Figure scripts
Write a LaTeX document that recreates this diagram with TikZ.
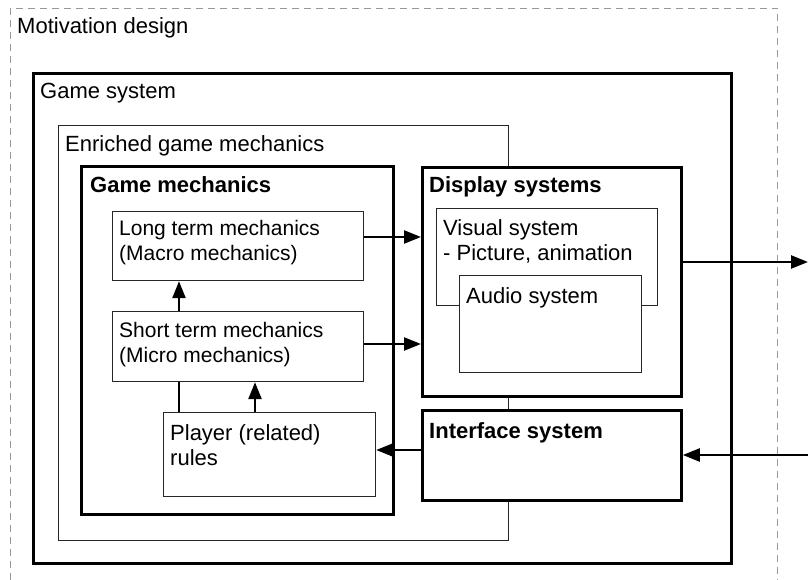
\documentclass[tikz,border=0pt]{standalone}
\usepackage{fontspec}
\setmainfont{Liberation Sans}
\usetikzlibrary{arrows.meta,calc}
\tikzset{
  px/.style={x=1pt,y=-1pt},
  thinbox/.style={draw=black!85,line width=1.2pt,fill=white,inner sep=0pt,anchor=north west},
  thickbox/.style={draw=black,line width=2.8pt,fill=white,inner sep=0pt,anchor=north west},
  lbl/.style={anchor=base west,inner sep=0pt,font=\fontsize{22}{26}\selectfont},
  slbl/.style={anchor=base west,inner sep=0pt,font=\fontsize{21}{25}\selectfont},
  blbl/.style={anchor=base west,inner sep=0pt,font=\fontsize{22}{26}\selectfont\bfseries},
  arr/.style={line width=2.4pt,-{Triangle[length=17pt,width=13pt]}},
  conn/.style={line width=2.4pt},
}
\begin{document}
\begin{tikzpicture}[px]
\useasboundingbox (0,0) rectangle (808,580);
% outer dashed frame
\node[draw=black!40,line width=1pt,dash pattern=on 7pt off 5pt,inner sep=0pt,anchor=north west,minimum width=767pt,minimum height=590pt] (md) at (10,8) {};
\node[lbl] (mdt) at (17,34) {Motivation design};
% game system
\node[thickbox,line width=3.2pt,minimum width=698pt,minimum height=490pt] (gs) at (32,72) {};
\node[lbl] (gst) at (40,99) {Game system};
% enriched
\node[thinbox,minimum width=450pt,minimum height=415pt] (eg) at (58,125) {};
\node[lbl] (egt) at (65,152) {Enriched game mechanics};
% game mechanics
\node[thickbox,minimum width=312pt,minimum height=348pt] (gm) at (80,165) {};
\node[blbl] (gmt) at (90,193) {Game mechanics};
% display systems
\node[thickbox,minimum width=259pt,minimum height=229pt] (ds) at (421,166) {};
\node[blbl] (dst) at (429,193) {Display systems};
% interface
\node[thickbox,minimum width=259pt,minimum height=90pt] (is) at (421,409) {};
\node[blbl] (ist) at (429,438) {Interface system};
% visual / audio
\node[thinbox,minimum width=221pt,minimum height=97pt] (vs) at (436,208) {};
\node[lbl] (vst1) at (443,235) {Visual system};
\node[lbl] (vst2) at (443,260) {- Picture, animation};
\node[thinbox,minimum width=182pt,minimum height=97pt] (as) at (459,275) {};
\node[lbl] (ast) at (466,303) {Audio system};
% mechanics boxes
\node[thinbox,minimum width=251pt,minimum height=69pt] (lt) at (112,211) {};
\node[slbl] (ltt1) at (119,235) {Long term mechanics};
\node[slbl] (ltt2) at (119,260) {(Macro mechanics)};
\node[thinbox,minimum width=251pt,minimum height=70pt] (st) at (112,311) {};
\node[slbl] (stt1) at (119,337) {Short term mechanics};
\node[slbl] (stt2) at (119,362) {(Micro mechanics)};
\node[thinbox,minimum width=212pt,minimum height=84pt] (pr) at (163,412) {};
\node[lbl] (prt1) at (170,440) {Player (related)};
\node[lbl] (prt2) at (170,465) {rules};
% connectors
\coordinate (outR) at (808,262);
\coordinate (inR) at (808,455);
\draw[arr] (lt.east |- 0,237) -- (ds.west |- 0,237);
\draw[arr] (st.east |- 0,344) -- (ds.west |- 0,344);
\draw[arr] (st.north -| 179,0) -- (lt.south -| 179,0);
\draw[conn] (pr.north -| 179,0) -- (st.south -| 179,0);
\draw[arr] (pr.north -| 255,0) -- (st.south -| 255,0);
\draw[arr] (is.west |- 0,450) -- (pr.east |- 0,450);
\draw[arr] (ds.east |- outR) -- (outR);
\draw[arr] (inR) -- (is.east |- inR);
\end{tikzpicture}
\end{document}
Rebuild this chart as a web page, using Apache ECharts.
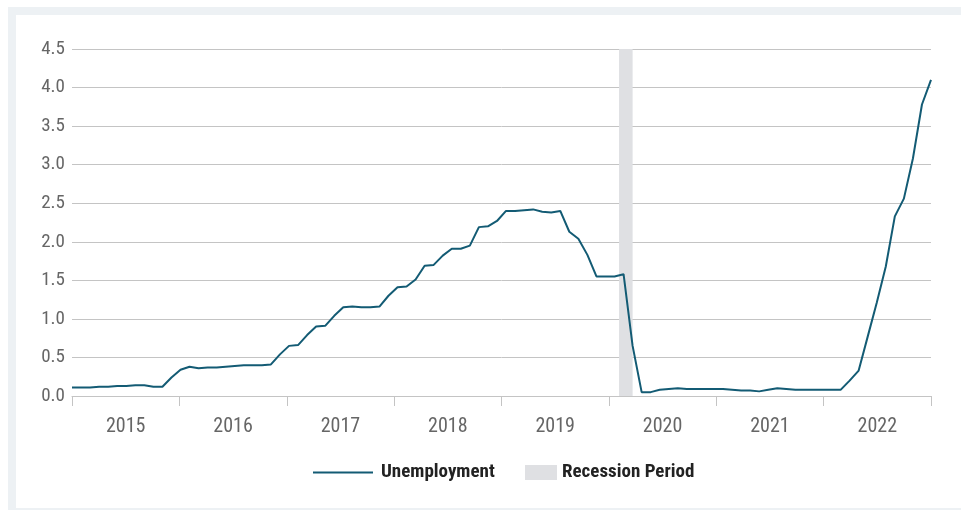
<!DOCTYPE html>
<html>
<head>
<meta charset="utf-8">
<title>Unemployment</title>
<script src="https://cdn.jsdelivr.net/npm/echarts@6/dist/echarts.min.js"></script>
<style>
  html, body { margin: 0; padding: 0; background: #fff; }
  #frame { position: absolute; left: 8px; top: 7px; width: 953px; height: 503px; background: #edf1f4; }
  #chart { position: absolute; left: 16px; top: 15px; width: 945px; height: 493px; background: #fff; }
</style>
</head>
<body>
<div id="frame"></div>
<div id="chart"></div>
<script>
// year labels under the axis
const years = ['2015', '2016', '2017', '2018', '2019', '2020', '2021', '2022']

// monthly values, Jan 2015 .. Dec 2022
const rate = [
  0.11, 0.11, 0.11, 0.12, 0.12, 0.13, 0.13, 0.14, 0.14, 0.12, 0.12, 0.24,
  0.34, 0.38, 0.36, 0.37, 0.37, 0.38, 0.39, 0.40, 0.40, 0.40, 0.41, 0.54,
  0.65, 0.66, 0.79, 0.90, 0.91, 1.04, 1.15, 1.16, 1.15, 1.15, 1.16, 1.30,
  1.41, 1.42, 1.51, 1.69, 1.70, 1.82, 1.91, 1.91, 1.95, 2.19, 2.20, 2.27,
  2.40, 2.40, 2.41, 2.42, 2.39, 2.38, 2.40, 2.13, 2.04, 1.83, 1.55, 1.55,
  1.55, 1.58, 0.65, 0.05, 0.05, 0.08, 0.09, 0.10, 0.09, 0.09, 0.09, 0.09,
  0.09, 0.08, 0.07, 0.07, 0.06, 0.08, 0.10, 0.09, 0.08, 0.08, 0.08, 0.08,
  0.08, 0.08, 0.20, 0.33, 0.77, 1.21, 1.68, 2.33, 2.56, 3.08, 3.78, 4.10
]

// recession band, in month index units (0 = Jan 2015)
const recession = [60.5, 62]

const FONT = "'Liberation Sans Narrow', 'Roboto Condensed', 'DejaVu Sans Condensed', sans-serif"
const LINE_COLOR = '#135b74'
const BAND_COLOR = '#dfe0e3'

const chart = echarts.init(document.getElementById('chart'))

const option = {
  animation: false,
  grid: { left: 56, right: 30, top: 34, bottom: 112 },
  legend: [
    {
      left: 292,
      top: 443,
      itemWidth: 60,
      itemHeight: 2,
      data: [{ name: 'Unemployment', icon: 'rect' }],
      textStyle: { fontFamily: FONT, fontSize: 19, fontWeight: 'bold', color: '#222', padding: [0, 0, 0, 3] }
    },
    {
      left: 504,
      top: 443,
      itemWidth: 32,
      itemHeight: 15,
      data: [{ name: 'Recession Period', icon: 'rect' }],
      textStyle: { fontFamily: FONT, fontSize: 19, fontWeight: 'bold', color: '#222' }
    }
  ],
  xAxis: [
    {
      type: 'category',
      data: years,
      boundaryGap: true,
      axisLine: { lineStyle: { color: '#c4c4c4', width: 1 } },
      axisTick: { show: true, interval: 0, length: 10, lineStyle: { color: '#c4c4c4' } },
      axisLabel: { fontFamily: FONT, fontSize: 20, color: '#666', margin: 21 },
      splitLine: { show: false }
    },
    {
      type: 'value',
      min: 0,
      max: rate.length - 1,
      show: false
    }
  ],
  yAxis: {
    type: 'value',
    min: 0,
    max: 4.5,
    interval: 0.5,
    axisLine: { show: false },
    axisTick: { show: false },
    axisLabel: {
      fontFamily: FONT,
      fontSize: 19,
      color: '#666',
      margin: 7,
      formatter: v => v.toFixed(1)
    },
    splitLine: { lineStyle: { color: '#c4c4c4', width: 1 } }
  },
  series: [
    {
      name: 'Recession Period',
      type: 'line',
      xAxisIndex: 1,
      data: [],
      color: BAND_COLOR,
      itemStyle: { color: BAND_COLOR },
      markArea: {
        silent: true,
        itemStyle: { color: BAND_COLOR },
        data: [[{ xAxis: recession[0] }, { xAxis: recession[1] }]]
      }
    },
    {
      name: 'Unemployment',
      type: 'line',
      xAxisIndex: 1,
      data: rate.map((v, i) => [i, v]),
      showSymbol: false,
      symbol: 'none',
      color: LINE_COLOR,
      lineStyle: { color: LINE_COLOR, width: 2 },
      z: 3
    }
  ]
}

chart.setOption(option)
</script>
</body>
</html>
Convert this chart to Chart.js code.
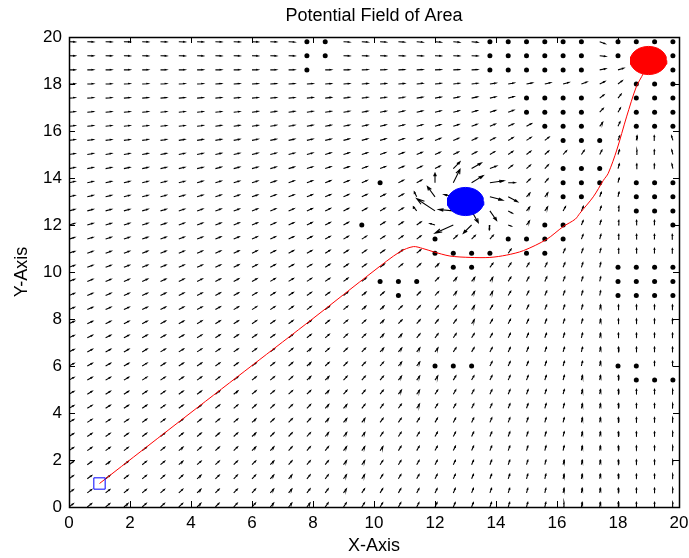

• Exercise: Copy all lines from the listing that contain "this".

• Expected output:
Write a LaTeX document that recreates this diagram with TikZ.
Rebuild this chart as a web page, using Apache ECharts.
Convert this chart to Chart.js code.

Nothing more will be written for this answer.